I am not convinced by this argument. Not because I reject the distinction between a tourist and a traveler, but because I don't think that we need a concept like "essence-of-Krakow" in order to get at the plurality of experiences that people have. Tourist-Krakow is different from traveler-Krakow is different from resident-Krakow not because these are three ways of seeing the same thing, but because they are three ways of being-in-the-world (as Martin Heidegger might have put it). Being a jogger opens the world to me in a particular way, as does being an academic or being a parent. But it is also more subtle than that; "the world of the happy man is different from the world of the unhappy man," Wittgenstein reminds us (Tractatus §6.43). This is the case even if all the facts remain exactly the same: I am in Poland, the Planty runs around the center of the city, the Rynek has cobblestone paving, etc. Heidegger likewise points out that "moods" are not just subjective impressions, but more fundamental and existential modifications of how the world presents itself to us. So "the Rynek has cobblestone paving" means nothing in particular and has no determinate implications for my world.

Actually, "the Rynek has cobblestone paving" is only a fact from a certain perspective -- that perspective which contains concepts like "cobblestone paving" and "Rynek" and the like, and also one which regards tangible, empirical, physical observations to be factual.
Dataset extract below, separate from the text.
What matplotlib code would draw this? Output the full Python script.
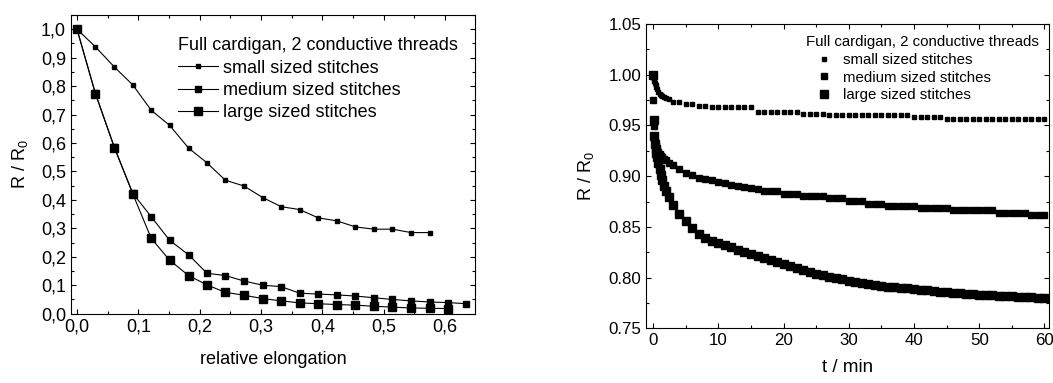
import matplotlib
matplotlib.use("Agg")
import matplotlib.pyplot as plt
from matplotlib.ticker import MultipleLocator, FuncFormatter

plt.rcParams['font.family'] = ['Liberation Sans', 'DejaVu Sans']
plt.rcParams['mathtext.fontset'] = 'custom'
plt.rcParams['mathtext.rm'] = 'Liberation Sans'

# ---- left panel: resistance vs relative elongation ----
elong = [0.0, 0.030, 0.061, 0.091, 0.121, 0.151, 0.182, 0.212, 0.242, 0.272, 0.303,
         0.333, 0.363, 0.393, 0.424, 0.454, 0.484, 0.514, 0.545, 0.575, 0.605, 0.635]

small_el = [1.0, 0.938, 0.867, 0.804, 0.715, 0.662, 0.582, 0.530, 0.469, 0.449,
            0.408, 0.376, 0.366, 0.337, 0.326, 0.305, 0.297, 0.297, 0.285, 0.285]
medium_el = [1.0, 0.775, 0.585, 0.423, 0.341, 0.258, 0.207, 0.142, 0.134, 0.115, 0.100,
             0.095, 0.072, 0.069, 0.066, 0.062, 0.056, 0.050, 0.045, 0.041, 0.039, 0.035]
large_el = [1.0, 0.773, 0.583, 0.421, 0.265, 0.188, 0.134, 0.101, 0.075, 0.065, 0.053,
            0.045, 0.038, 0.035, 0.032, 0.030, 0.026, 0.023, 0.020, 0.019, 0.018]

# ---- right panel: relaxation over time ----
t_min = [0, 0.1, 0.2, 0.3, 0.4, 0.5, 0.6, 0.8, 1.0, 1.2, 1.4, 1.7, 2.0, 2.5, 3,
         4, 5, 6, 7, 8, 9, 10, 11, 12, 13, 14, 15, 16, 17, 18, 19, 20,
         21, 22, 23, 24, 25, 26, 27, 28, 29, 30, 31, 32, 33, 34, 35, 36, 37, 38, 39, 40,
         41, 42, 43, 44, 45, 46, 47, 48, 49, 50, 51, 52, 53, 54, 55, 56, 57, 58, 59, 60]

small_t = [1.000, 0.996, 0.994, 0.992, 0.990, 0.988, 0.986, 0.983, 0.981, 0.980, 0.979,
           0.978, 0.977, 0.976, 0.973,
           0.973, 0.971, 0.971, 0.9695, 0.9695, 0.968, 0.968, 0.968, 0.968, 0.968, 0.968,
           0.968, 0.9635, 0.9635, 0.9635, 0.9635, 0.9635,
           0.9635, 0.9635, 0.9613, 0.9613, 0.9613, 0.9613, 0.960, 0.960, 0.960, 0.960,
           0.960, 0.960, 0.960, 0.960, 0.960, 0.960, 0.960, 0.960, 0.960, 0.9586,
           0.9586, 0.9586, 0.9586, 0.9586, 0.9563, 0.9563, 0.9563, 0.9563, 0.9563, 0.9563,
           0.9563, 0.9563, 0.9563, 0.9563, 0.9563, 0.9563, 0.9563, 0.9563, 0.9563, 0.9563]

medium_t = [0.975, 0.949, 0.940, 0.934, 0.930, 0.928, 0.926, 0.924, 0.922, 0.920, 0.919,
            0.917, 0.916, 0.913, 0.911,
            0.907, 0.903, 0.901, 0.898, 0.897, 0.896, 0.894, 0.893, 0.891, 0.890, 0.889,
            0.888, 0.887, 0.885, 0.885, 0.885, 0.882,
            0.882, 0.882, 0.880, 0.880, 0.880, 0.880, 0.878, 0.878, 0.878, 0.876,
            0.876, 0.876, 0.873, 0.873, 0.873, 0.871, 0.871, 0.871, 0.871, 0.871,
            0.869, 0.869, 0.869, 0.869, 0.869, 0.867, 0.867, 0.867, 0.867, 0.867,
            0.867, 0.867, 0.864, 0.864, 0.864, 0.864, 0.864, 0.862, 0.862, 0.862]

large_t = [1.000, 0.955, 0.940, 0.932, 0.927, 0.923, 0.919, 0.913, 0.907, 0.901, 0.896,
           0.890, 0.885, 0.879, 0.872,
           0.863, 0.856, 0.849, 0.843, 0.839, 0.836, 0.834, 0.832, 0.830, 0.827, 0.825,
           0.823, 0.821, 0.819, 0.817, 0.815, 0.813,
           0.811, 0.809, 0.807, 0.806, 0.804, 0.803, 0.801, 0.800, 0.799, 0.797,
           0.796, 0.795, 0.794, 0.793, 0.792, 0.791, 0.791, 0.790, 0.790, 0.789,
           0.788, 0.788, 0.787, 0.786, 0.786, 0.785, 0.785, 0.784, 0.784, 0.783,
           0.783, 0.783, 0.782, 0.782, 0.782, 0.781, 0.781, 0.781, 0.780, 0.780]

labels = ["small sized stitches", "medium sized stitches", "large sized stitches"]
legend_title = "Full cardigan, 2 conductive threads"

fig = plt.figure(figsize=(10.53, 3.83), dpi=100)
ax1 = fig.add_axes([0.0674, 0.181, 0.3837, 0.780])
ax2 = fig.add_axes([0.6135, 0.1428, 0.3827, 0.7945])


def style_axes(ax, fs):
    for sp in ax.spines.values():
        sp.set_linewidth(0.8)
    ax.tick_params(which='both', direction='in', top=True, right=True,
                   width=0.8, labelsize=fs, pad=3.5)
    ax.tick_params(which='major', length=3.8)
    ax.tick_params(which='minor', length=2.2)


# left
ax1.plot(elong[:len(small_el)], small_el, '-s', color='black', lw=0.8, ms=2.4, label=labels[0])
ax1.plot(elong[:len(medium_el)], medium_el, '-s', color='black', lw=0.8, ms=3.8, label=labels[1])
ax1.plot(elong[:len(large_el)], large_el, '-s', color='black', lw=0.8, ms=6.0, label=labels[2])
ax1.set_xlim(-0.0098, 0.649)
ax1.set_ylim(0, 1.05)
ax1.xaxis.set_major_locator(MultipleLocator(0.1))
ax1.xaxis.set_minor_locator(MultipleLocator(0.05))
ax1.yaxis.set_major_locator(MultipleLocator(0.1))
ax1.yaxis.set_minor_locator(MultipleLocator(0.05))
comma = FuncFormatter(lambda v, p: f"{v:.1f}".replace('.', ','))
ax1.xaxis.set_major_formatter(comma)
ax1.yaxis.set_major_formatter(comma)
style_axes(ax1, 13)
ax1.set_xlabel("relative elongation", fontsize=13, labelpad=11)
ax1.set_ylabel("R / R$_\\mathregular{0}$", fontsize=13, labelpad=8)
leg1 = ax1.legend(title=legend_title, loc='upper left', bbox_to_anchor=(0.169, 0.903),
                  bbox_transform=fig.transFigure, frameon=False, fontsize=13,
                  title_fontsize=13, borderpad=0, borderaxespad=0, handlelength=2.2,
                  handletextpad=0.3, labelspacing=0.3, numpoints=1, alignment='left')

# right
ax2.plot(t_min, small_t, 's', color='black', ms=2.4, ls='none', label=labels[0])
ax2.plot(t_min, medium_t, 's', color='black', ms=4.6, ls='none', label=labels[1])
ax2.plot(t_min, large_t, 's', color='black', ms=6.3, ls='none', label=labels[2])
ax2.set_xlim(-1.1, 60.7)
ax2.set_ylim(0.75, 1.05)
ax2.xaxis.set_major_locator(MultipleLocator(10))
ax2.xaxis.set_minor_locator(MultipleLocator(5))
ax2.yaxis.set_major_locator(MultipleLocator(0.05))
ax2.yaxis.set_minor_locator(MultipleLocator(0.025))
ax2.yaxis.set_major_formatter(FuncFormatter(lambda v, p: f"{v:.2f}"))
style_axes(ax2, 12.2)
ax2.set_xlabel("t / min", fontsize=13.5, labelpad=8)
ax2.set_ylabel("R / R$_\\mathregular{0}$", fontsize=13, labelpad=9)
leg2 = ax2.legend(title=legend_title, loc='upper left', bbox_to_anchor=(0.765, 0.908),
                  bbox_transform=fig.transFigure, frameon=False, fontsize=10.8,
                  title_fontsize=10.8, borderpad=0, borderaxespad=0, handlelength=2.4,
                  handletextpad=0.1, labelspacing=0.25, numpoints=1, alignment='left')

fig.savefig("out.png", dpi=100)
There is a whole metaphysics concealed in the simple statement "the Rynek has cobblestone paving," as well as a value-judgment about which way of cutting into the world is "factual" or fundamental and which is superfluous, secondary, "subjective." Since there is an unavoidable theoretical mediation at play here, it is far from obvious that we should privilege this perspective over others. Doing so is just as much a judgment as the privileging of any other perspective, or the privileging of none. Hence, the essence/experience distinction -- "the Rynek has cobblestone paving" vs. the meaning of that cobblestone paving and the Rynek itself -- is shown to be itself a value-laden position, rather than something transcendentally presupposed and therefore "true" in some grandiose and objective sense.

So: how many Krakows are there? In the end, this is an empirical question. There can be one Krakow only if efforts are made to harmonize and restrict people's experiential narratives of Krakow. Theoretically, there are an infinite number of Krakows, and maybe in some sense they all virtually exist simultaneously. In practice, not all of those possible Krakows are actualized, and only concrete research can ascertain which are and which are not. My Krakow -- and your Krakow -- emerges someplace between all of our experiences and narrations and memories; by coming here I am complicit in the building of a Krakow in a specific way (I could have engaged in such a process from my house, and actually did so by reading travel guides and talking to people about it before I came). But there is nothing privileged about my being here that makes my Krakow any closer to the "real" Krakow -- not because there is no such thing (which, to paraphrase Nietzsche, would be a silly statement just as dogmatic as its opposite), but because the "real" Krakow is emergent from experience, not a non-social (or, better, non-discursive) baseline for those experiences.

I suspect that I will be complicit in the building of more Krakows as the month goes on.

[Posted with ecto]

Friday, July 02, 2004

First impressions

No offense to the fine people living here, but I have to say that my first impression of Krakow involves dirt. The whole place is somewhat dingy -- lots of industrial soot all over the place, buildings that are kind of run down (once you get away from the tourist-y areas that have been all prettied up), streets that are not in great shape…I suppose that this I what happens when you live under a Communist dictatorship for decades and are only just starting to re-emerge. But it's still kind of dingy in much of the city.

Went for a run this morning; lots of staring from the local people. I guess that jogging isn't that popular around here.